Nella prima mossa da
premier
non più del Punjab ma dell’intero Stato, Sharif ha guardato all’Oriente vicino,
vicinissimo, quello travagliato della storia recente. Così ha sorriso a
Narendra Modi ringraziandolo per le congratulazioni ricevute dopo l’incarico.

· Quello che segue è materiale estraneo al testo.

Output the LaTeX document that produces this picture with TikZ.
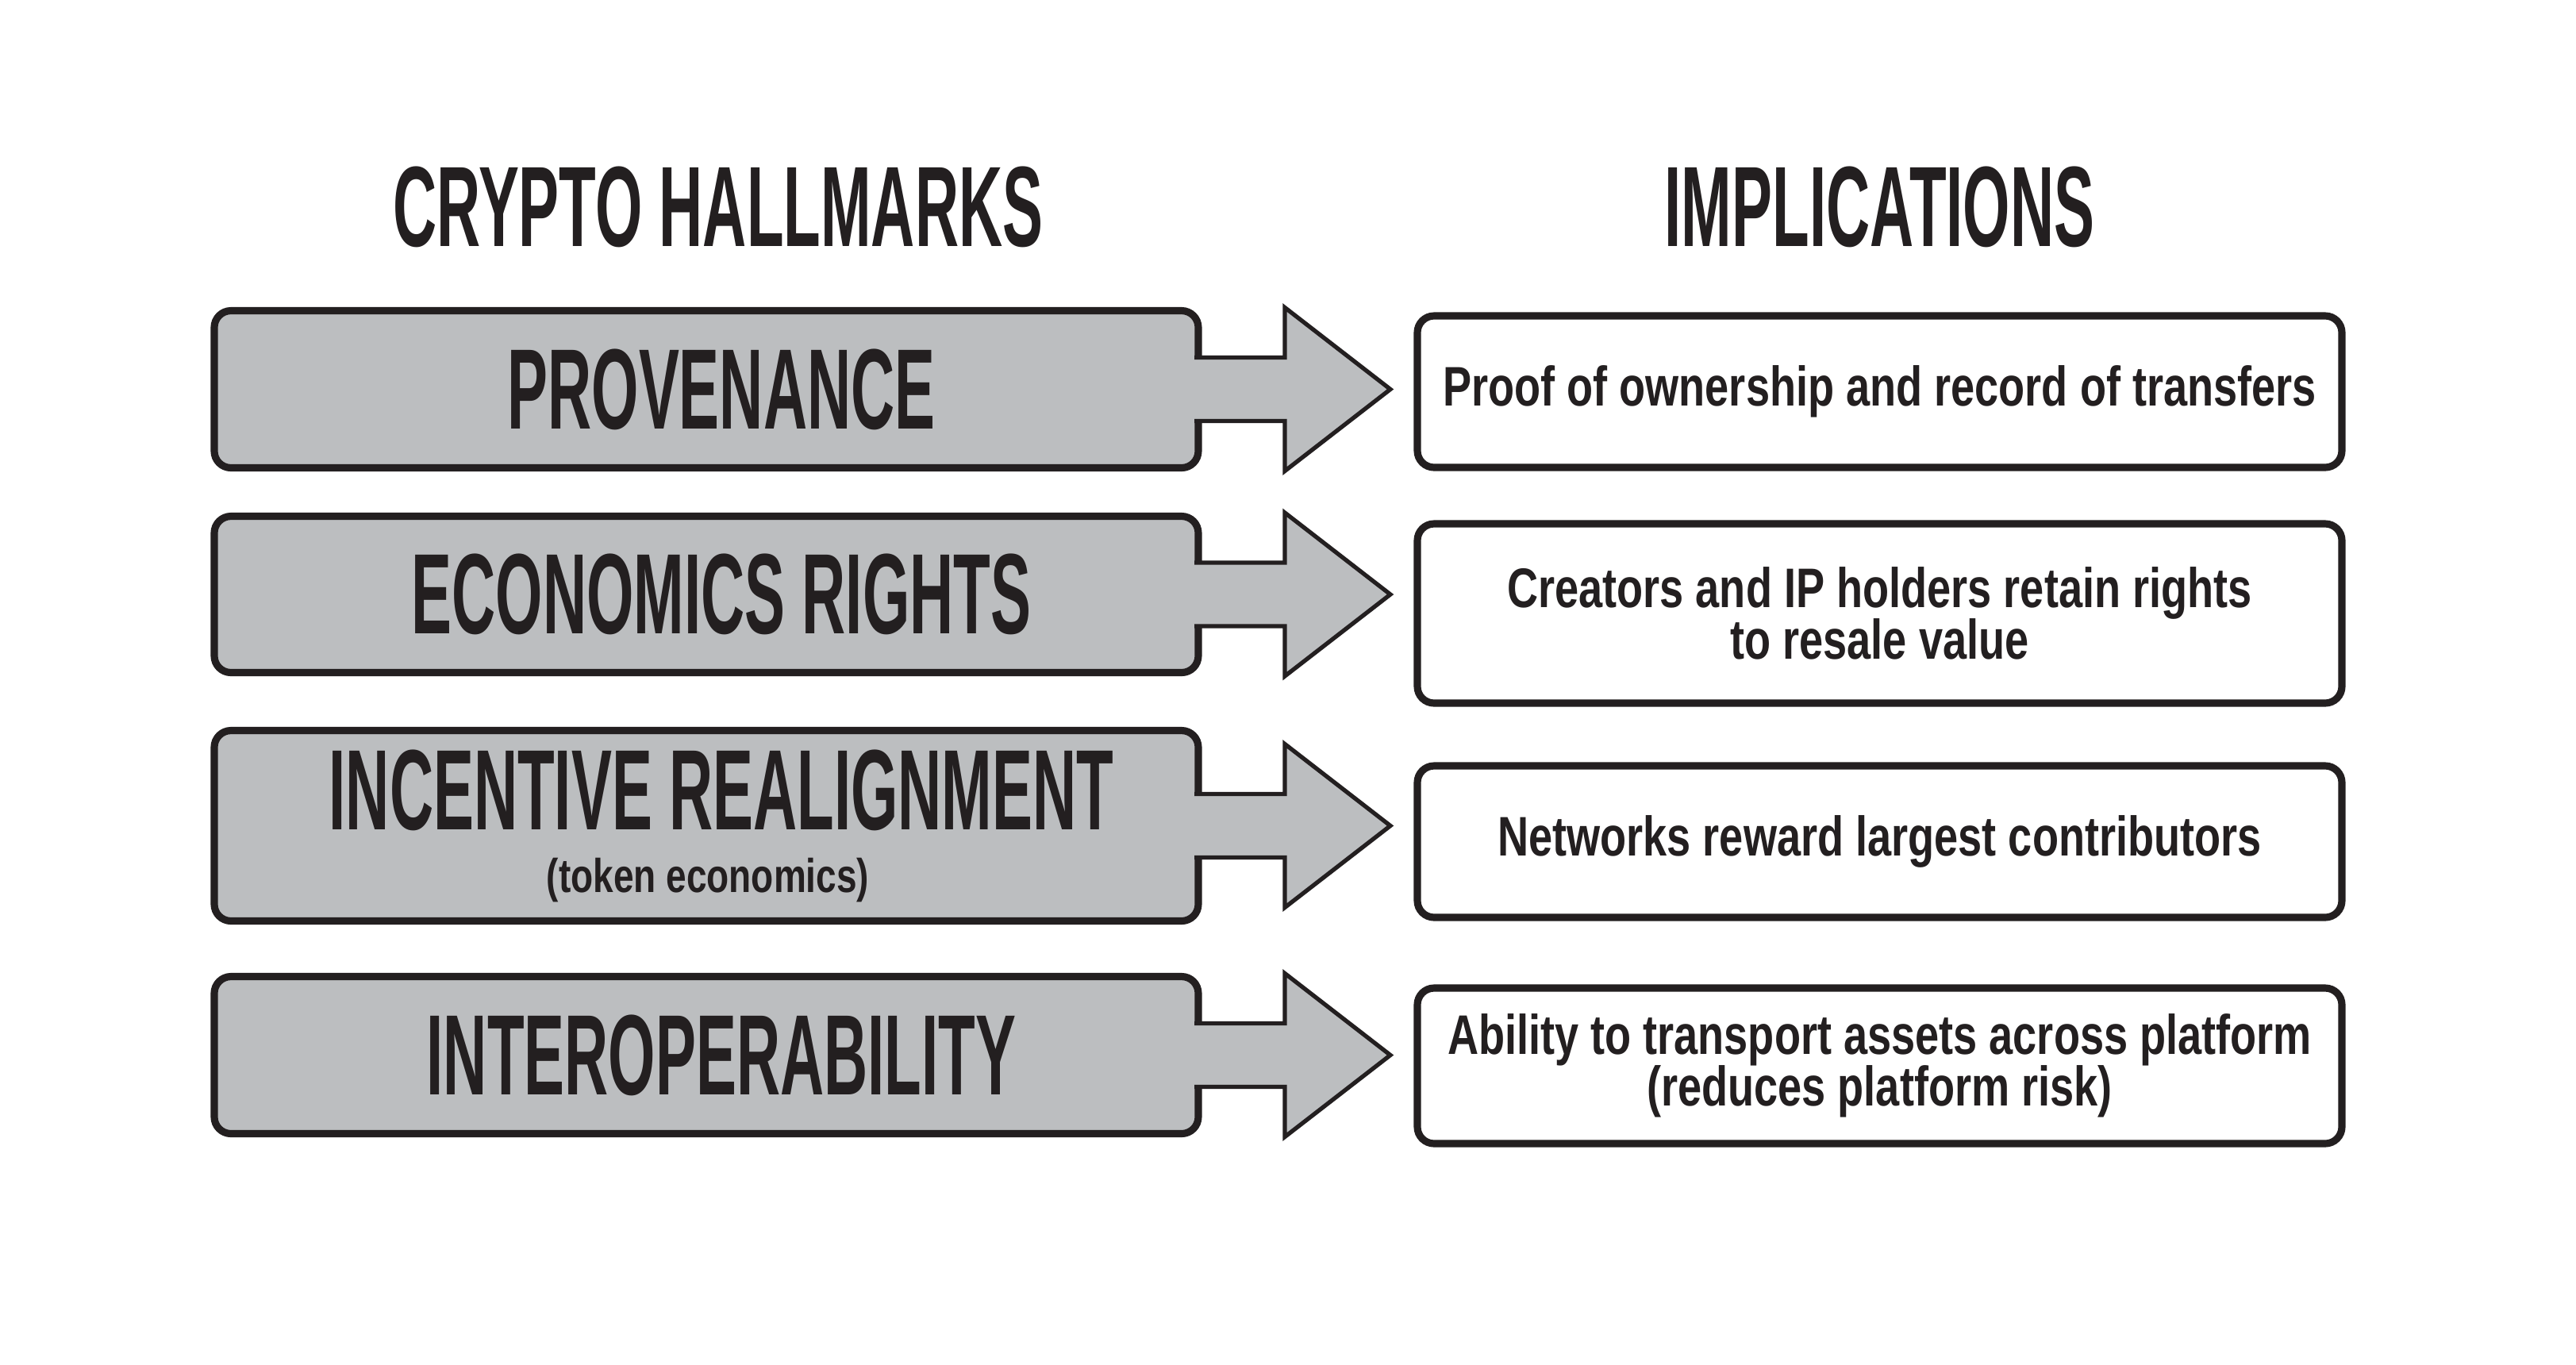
\documentclass[tikz,border=0pt]{standalone}
\usepackage{fontspec}
\usetikzlibrary{positioning, calc}
\newfontfamily\hallfont[FakeStretch=0.53]{Liberation Sans Bold}
\newfontfamily\implfont[FakeStretch=0.77]{Liberation Sans Bold}
\definecolor{inkblack}{RGB}{35,31,32}
\definecolor{hallgray}{RGB}{188,190,192}
\tikzset{%
	heading/.style={inner sep=0mm, text=inkblack,%
		font={\hallfont\fontsize{41}{41}\selectfont}},
	hall/.style={draw=inkblack, fill=hallgray, rectangle, rounded corners=6pt,%
		line width=2.6pt, outer sep=0pt, minimum width=124mm, align=center, text=inkblack,%
		execute at begin node={\hspace*{3.8mm}},%
		font={\hallfont\fontsize{41}{41}\selectfont\lineskiplimit=-30pt}},
	impl/.style={draw=inkblack, fill=white, rectangle, rounded corners=6pt,%
		line width=2.6pt, outer sep=0pt, minimum width=116.5mm, align=center, text=inkblack,%
		font={\implfont\fontsize{20}{18.5}\selectfont\lineskiplimit=-20pt}},
	blockarrow/.style={draw=inkblack, fill=hallgray, line width=1.5pt, line join=miter}
}

\begin{document}
\begin{tikzpicture}
	\fill[white] (0,0) rectangle (32.46,-17.19);

	\node[hall, minimum height=19.8mm] (hall1) at (8.90,-4.905) {PROVENANCE};
	\node[hall, minimum height=19.7mm] (hall2) at (8.90,-7.49)  {ECONOMICS RIGHTS};
	\node[hall, minimum height=24.0mm] (hall3) at (8.90,-10.405)
		{INCENTIVE REALIGNMENT\\[-18.5pt]\hspace*{-3.4mm}{\implfont\fontsize{17}{17}\selectfont (token economics)}};
	\node[hall, minimum height=19.8mm] (hall4) at (8.90,-13.295) {INTEROPERABILITY};

	\node[impl, minimum height=19.1mm] (impl1) at (23.685,-4.935) {Proof of ownership and record of transfers};
	\node[impl, minimum height=22.6mm] (impl2) at (23.685,-7.73)  {Creators and IP holders retain rights\\to resale value};
	\node[impl, minimum height=19.1mm] (impl3) at (23.685,-10.605) {Networks reward largest contributors};
	\node[impl, minimum height=19.6mm] (impl4) at (23.685,-13.43) {Ability to transport assets across platform\\(reduces platform risk)};

	\node[heading, above=7.9mm of hall1, xshift=1.5mm] (head1) {CRYPTO HALLMARKS};
	\node[heading, above=8.5mm of impl1] (head2) {IMPLICATIONS};

	% block arrows from hallmark to implication
	\draw[blockarrow] ([shift={(-0.5mm,4mm)}]hall1.east) -- ++(11.4mm,0) -- ++(0,6.3mm)
		-- ($(impl1.west |- hall1.east)+(-3.4mm,0)$) -- ([shift={(10.9mm,-10.3mm)}]hall1.east)
		-- ++(0,6.3mm) -- ([shift={(-0.5mm,-4mm)}]hall1.east);
	\draw[blockarrow] ([shift={(-0.5mm,4mm)}]hall2.east) -- ++(11.4mm,0) -- ++(0,6.3mm)
		-- ($(impl2.west |- hall2.east)+(-3.4mm,0)$) -- ([shift={(10.9mm,-10.3mm)}]hall2.east)
		-- ++(0,6.3mm) -- ([shift={(-0.5mm,-4mm)}]hall2.east);
	\draw[blockarrow] ([shift={(-0.5mm,4mm)}]hall3.east) -- ++(11.4mm,0) -- ++(0,6.3mm)
		-- ($(impl3.west |- hall3.east)+(-3.4mm,0)$) -- ([shift={(10.9mm,-10.3mm)}]hall3.east)
		-- ++(0,6.3mm) -- ([shift={(-0.5mm,-4mm)}]hall3.east);
	\draw[blockarrow] ([shift={(-0.5mm,4mm)}]hall4.east) -- ++(11.4mm,0) -- ++(0,6.3mm)
		-- ($(impl4.west |- hall4.east)+(-3.4mm,0)$) -- ([shift={(10.9mm,-10.3mm)}]hall4.east)
		-- ++(0,6.3mm) -- ([shift={(-0.5mm,-4mm)}]hall4.east);
\end{tikzpicture}
\end{document}
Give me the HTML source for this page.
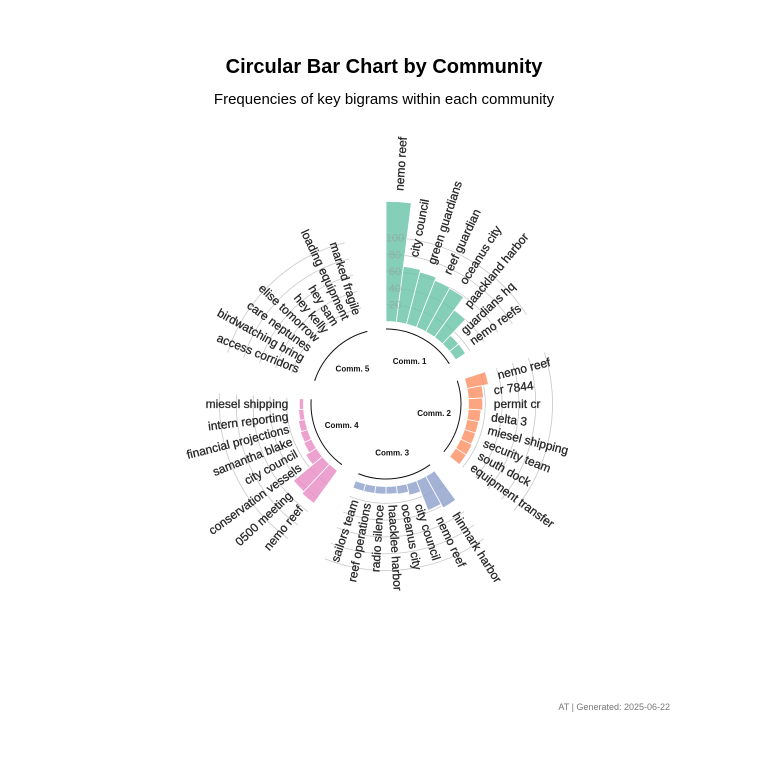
<!DOCTYPE html>
<html><head><meta charset="utf-8"><style>
body{margin:0;background:#fff;width:768px;height:768px;overflow:hidden}
svg{font-family:"Liberation Sans",sans-serif}
</style></head><body>
<svg id="chart" width="768" height="768" viewBox="0 0 768 768">
<text x="384" y="73" text-anchor="middle" font-size="20" font-weight="bold" fill="#000">Circular Bar Chart by Community</text>
<text x="384" y="104" text-anchor="middle" font-size="15" fill="#000">Frequencies of key bigrams within each community</text>
<text x="670" y="710" text-anchor="end" font-size="9" fill="#777">AT | Generated: 2025-06-22</text>
<g id="grid"></g><g id="bars"></g><g id="labels"></g>
</svg>
<script>
const communities = ["Comm. 1","Comm. 2","Comm. 3","Comm. 4","Comm. 5"];
const colors = ["#66c2a5","#fc8d62","#8da0cb","#e78ac3","#a6d854"];
const terms1 = ["nemo reef","city council","green guardians","reef guardian","oceanus city","paackland harbor","guardians hq","nemo reefs"];
const values1 = [143,67,64,60,59,40,14,14];
const terms2 = ["nemo reef","cr 7844","permit cr","delta 3","miesel shipping","security team","south dock","equipment transfer"];
const values2 = [26,18,17,15,14,14,15,15];
const terms3 = ["hinmark harbor","nemo reef","city council","oceanus city","haacklee harbor","radio silence","reef operations","sailors team"];
const values3 = [43,38,14,10,9,9,9,9];
const terms4 = ["nemo reef","0500 meeting","conservation vessels","city council","samantha blake","financial projections","intern reporting","miesel shipping"];
const values4 = [48,45,15,10,9,8,6,5];
const terms5 = ["access corridors","birdwatching bring","care neptunes","elise tomorrow","hey kelly","hey sam","loading equipment","marked fragile"];
const values5 = [0.5,0.5,0.5,0.5,0.5,0.5,0.5,0.5];
const gridTicks = [20,40,60,80,100];

const allTerms=[terms1,terms2,terms3,terms4,terms5];
const allVals=[values1,values2,values3,values4,values5];
const NS="http://www.w3.org/2000/svg";
const cx=386, cy=404, R0=82.5, K=0.84, SLOT=7.2, PER=10;
function rScale(v){return R0+K*v;}
function pt(r,a){const t=a*Math.PI/180;return [cx+r*Math.sin(t),cy-r*Math.cos(t)];}
function arcPath(r,a0,a1){const p0=pt(r,a0),p1=pt(r,a1);return `M${p0[0]},${p0[1]} A${r},${r} 0 ${a1-a0>180?1:0} 1 ${p1[0]},${p1[1]}`;}
function mk(tag,attrs,parent){const e=document.createElementNS(NS,tag);for(const k in attrs)e.setAttribute(k,attrs[k]);parent.appendChild(e);return e;}
const grid=document.getElementById('grid'),bars=document.getElementById('bars'),labels=document.getElementById('labels');

communities.forEach((c,g)=>{
  const n=allTerms[g].length;
  const a0=g*PER*SLOT, a1=a0+n*SLOT;
  gridTicks.forEach(t=>{
    const p=mk('path',{d:arcPath(rScale(t),a0,a1),fill:'none',stroke:'#c8c8c8','stroke-width':0.8},grid);
    
    
  });
  const inner=mk('path',{d:arcPath(75,a0,a1),fill:'none',stroke:'#111','stroke-width':1},grid);
  
  
  const mid=(a0+a1)/2, lp=pt(49,mid);
  const ct=mk('text',{x:lp[0],y:lp[1]+3,'text-anchor':'middle','font-size':8,'font-weight':'bold',fill:'#111'},labels);
  ct.textContent=c;
  
  
  allTerms[g].forEach((term,j)=>{
    const v=allVals[g][j];
    const s=a0+j*SLOT, e=s+SLOT, r1=rScale(v);
    const p1=pt(R0,s),p2=pt(r1,s),p3=pt(r1,e),p4=pt(R0,e);
    const b=mk('path',{d:`M${p1[0]},${p1[1]} L${p2[0]},${p2[1]} A${r1},${r1} 0 0 1 ${p3[0]},${p3[1]} L${p4[0]},${p4[1]} A${R0},${R0} 0 0 0 ${p1[0]},${p1[1]}Z`,fill:colors[g],'fill-opacity':0.8,stroke:'#fff','stroke-width':0.8},bars);
    
    
    const am=s+SLOT/2, lr=r1+11, q=pt(lr,am);
    const right=am<180;
    const rot=right?am-90:am+90;
    const tx=mk('text',{x:q[0],y:q[1],'text-anchor':right?'start':'end','dominant-baseline':'central','font-size':12,fill:'#222',stroke:'#333','stroke-width':0.3,transform:`rotate(${rot},${q[0]},${q[1]})`},labels);
    tx.textContent=term;
    
    
  });
});
gridTicks.forEach(t=>{
  const gl=mk('text',{x:cx+9,y:cy-rScale(t)+4,'text-anchor':'middle','font-size':11,fill:'#9a9a9a','fill-opacity':0.6},labels);
  gl.textContent=t;
  
  
});
</script>
</body></html>
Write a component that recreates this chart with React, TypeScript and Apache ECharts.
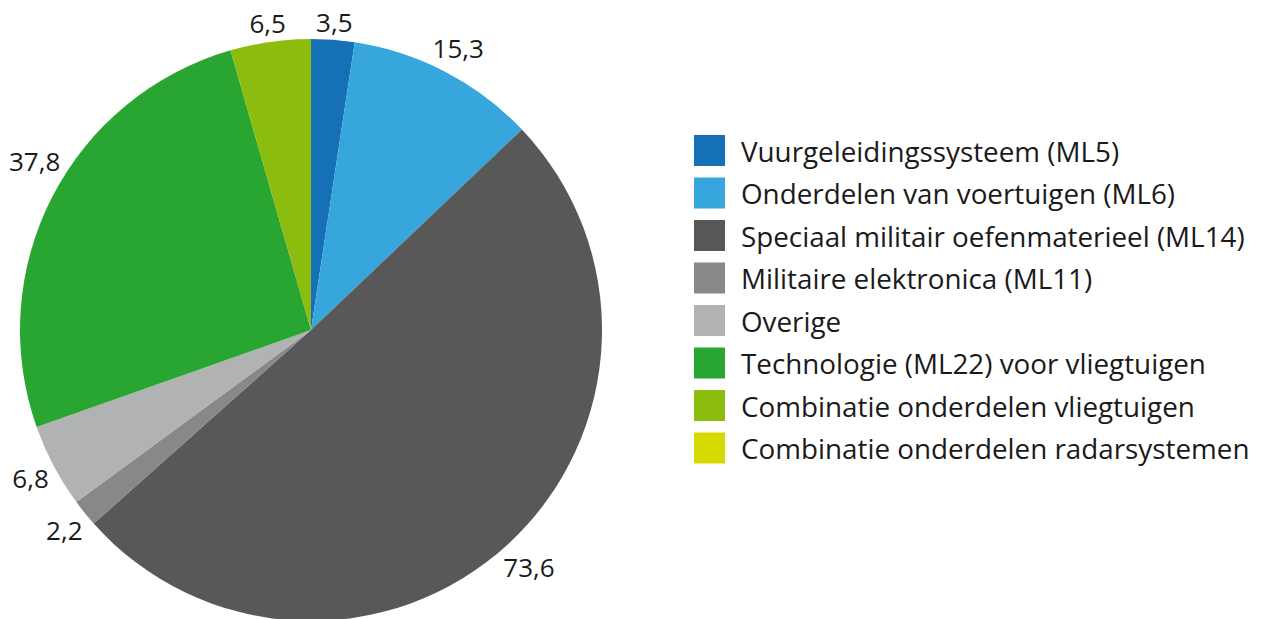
import React, { useEffect, useRef } from "react";
import * as echarts from "echarts";

const categories = [
  "Vuurgeleidingssysteem (ML5)",
  "Onderdelen van voertuigen (ML6)",
  "Speciaal militair oefenmaterieel (ML14)",
  "Militaire elektronica (ML11)",
  "Overige",
  "Technologie (ML22) voor vliegtuigen",
  "Combinatie onderdelen vliegtuigen",
  "Combinatie onderdelen radarsystemen",
];
const values = [3.5, 15.3, 73.6, 2.2, 6.8, 37.8, 6.5, 0];
const colors = ["#1570b6", "#37a6dc", "#575857", "#878887", "#b1b3b3", "#28a631", "#8cbd0e", "#d7da00"];

const FONT = "'Open Sans', sans-serif";
const CX = 311;
const CY = 330;
const R = 291;
const GAP = 4;
const EDGE = 9;

export default function App() {
  const ref = useRef<HTMLDivElement>(null);
  useEffect(() => {
    document.body.style.margin = "0";
    const chart = echarts.init(ref.current!, null, { renderer: "svg" });
    const total = values.reduce((a, b) => a + b, 0);
    const mids: number[] = [];
    let cum = 0;
    values.forEach((v) => {
      mids.push(((cum + v / 2) / total) * Math.PI * 2);
      cum += v;
    });
    chart.setOption({
      animation: false,
      color: colors,
      legend: {
        orient: "vertical",
        left: 694,
        top: 135,
        padding: 0,
        itemWidth: 31,
        itemHeight: 31,
        itemGap: 11.5,
        icon: "rect",
        data: categories,
        textStyle: {
          fontFamily: FONT,
          fontSize: 27.8,
          color: "#1a1a1a",
          lineHeight: 30,
          padding: [0, 0, 0, 11],
        },
      },
      series: [
        {
          type: "pie",
          center: [CX, CY],
          radius: R,
          startAngle: 90,
          clockwise: true,
          silent: true,
          label: {
            show: true,
            position: "outside",
            overflow: "none",
            alignTo: "none",
            fontFamily: FONT,
            fontSize: 26,
            color: "#1a1a1a",
            formatter: (p: any) => String(p.value).replace(".", ","),
          },
          labelLine: { show: false },
          labelLayout: (p: any) => {
            const th = mids[p.dataIndex];
            const s = Math.sin(th);
            const c = Math.cos(th);
            const hw = p.labelRect.width / 2;
            const hh = p.labelRect.height / 2;
            const d = R + GAP + hw * Math.abs(s) + hh * Math.abs(c);
            let x = CX + d * s;
            let y = CY - d * c;
            if (x - hw < EDGE) {
              x = EDGE + hw;
              const dx = x - CX;
              const dy = Math.sqrt(Math.max(0, d * d - dx * dx));
              y = c >= 0 ? CY - dy : CY + dy;
            }
            return { x, y, align: "center", verticalAlign: "middle" };
          },
          data: categories.map((name, i) => ({
            name,
            value: values[i],
            label: values[i] === 0 ? { show: false } : undefined,
          })),
        },
      ],
    });
    return () => chart.dispose();
  }, []);
  return <div ref={ref} style={{ width: 1262, height: 619 }} />;
}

Nel caos internazionale, che dai conflitti bellici in Ucraina riverbera
tensioni economiche mondiali, cercare sponde prossime gli deve sembrare più
semplice che azzardare partnership globali. Diviso fra Russia e Cina, la prima
per l’energia, l’altra per i capitali d’impresa, il Pakistan continua a
gravitare per questioni di sicurezza sotto lo scudo americano. E il grido del premier
disarcionato, reale o inventato che sia, è rivolto contro gli Usa che avrebbero
favorito un ricambio di vertice a Islamabad. Nell’oceano dei giganti della
politica Shehbaz ha teso la mano a quello meno strutturato, ma così prossimo da
potersi forse intendere su una questione antica e annosa che aveva provocato
tre guerre (1948, 1965, 1971): il Kashmir.
La soluzione pacifica per quella terra cui chiama il neo primo ministro
pakistano rappresenta sicuramente un’àncora per lui che vuole impostare la
leadership sul dialogo. Anche il fratello Nawaz si faceva immortalare mano
nella mano con Modi negli incontri del 2014. Quelli, però, erano gli esordi del
capo di governo indiano, che, anno dopo anno, sono diventati meno tranquillizzanti
per la crescente influenza dell’hindutva
sul Bharatiya Janata Party. Questo radicalismo, come altri nazionalismi globali,
punta sulla conflittualità non lasciando spazio ad alcuna diplomazia. Sharif da
buon affarista sa che il business è più agevole con la pace e punta alla
distensione con Delhi. Però Modi è in scadenza di mandato e un politico in
predicato di sostituirlo, Yogi Adityanath, il monaco appena riconfermato guida
nell’Uttar Pradesh, non è affatto un predicatore tranquillo.